In 2008, Paul Simon invited Foday to perform with him in ‘American Songs’, a weeklong musical retrospective at the Brooklyn Academy of Music. Also in 2008, Foday composed music for the acclaimed Susan Cohn Rockefeller documentary about Dr. Rick Hodes work in Ethiopia, titled ‘Making the Crooked Straight’, due to be released on HBO in 2010.
Kora Music from Gambia (Folkways, 1970)
Mandingo Griot Society (Flying Fish, 1979)
Mighty Rhythm (Flying Fish, 1982)
Hand Power (Flying Fish, 1984)
Mandingo Featuring Foday Musa Suso – Watto Sitta (Celluloid, 1984)
Sound-System, with Herbie Hancock (Columbia, 1984)
Village Life, with Herbie Hancock (Columbia, 1985)
Mansa Bendung (Flying Fish, 1986)
The Dreamtime (CMP, 1988)
Jazz Africa, with Herbie Hancock (Verve, 1985) Music from “The Screens”, with Philip Glass (Point Music, 1992)
Off World One, with Possession & African Dub (Sub Meta, 1995) Jali Kunda: Griots of West Africa & Beyond (Ellipsis Arts, 1996) Music from the Hearts of the Masters, with Jack DeJohnette (Golden Beams, 2005)
Hybrids, with Jack DeJohnette’s The Ripple Effect (Golden Beams, 2005) The Two Worlds (Orange Mountain Music, 2008)
Koralations: Heart to Heart, with Gretchen Rowe (2012)
Juldeh Camara is a master musician from Gambia. He was born in 1966 in Basse, Gambia. Camara is a virtuoso of the ritti, a one-stringed fiddle, and renowned griot (a West African poet and praise singer) in traditional Fula society. Juldeh has the drive and effortless flow of a great bluesman. While his instrument brings to mind Mississippi Delta players like Big Joe Williams, as well as Ali Farka Toure – one minute it’s Blues harp, the next a Celtic fiddle, then a Saharan herdsman’s flute.
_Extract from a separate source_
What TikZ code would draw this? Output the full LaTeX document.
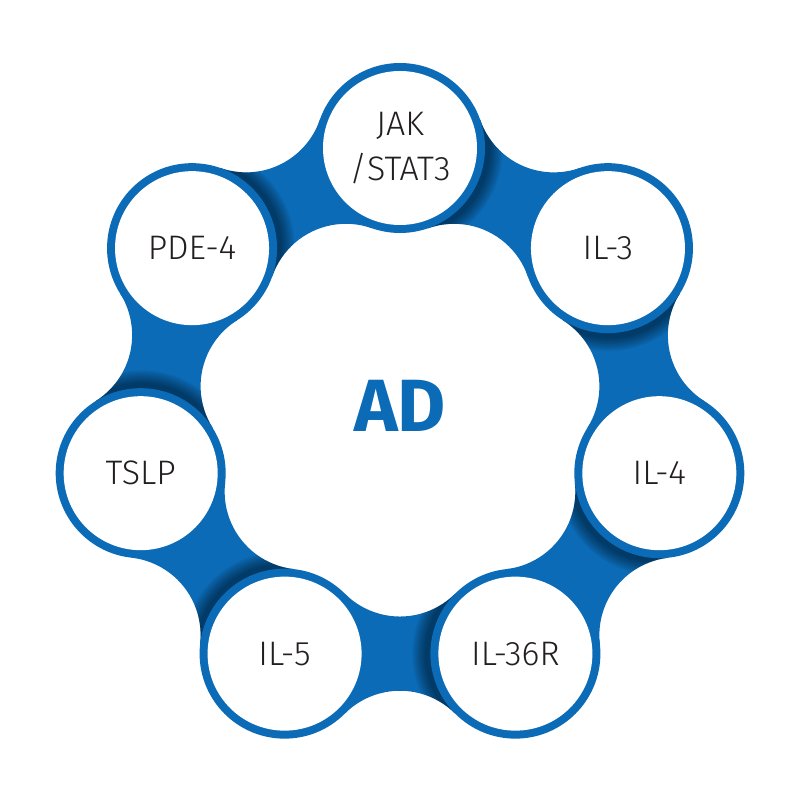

Juldeh and British musician Justin Adams have been playing together since 2007, following the release of the critically acclaimed “Soul Science” in 2007 (winner of the BBC Radio 3 World Music Award in the Crossing Continents category), touring at festivals in Siberia, Mexico City, Morocco and WOMAD. The touring experience has clearly brought them closer together as musicians and added to the unique nature of their musical style.
“Tell No Lies” (2009) is another collaboration between Justin Adams & Juldeh Camara.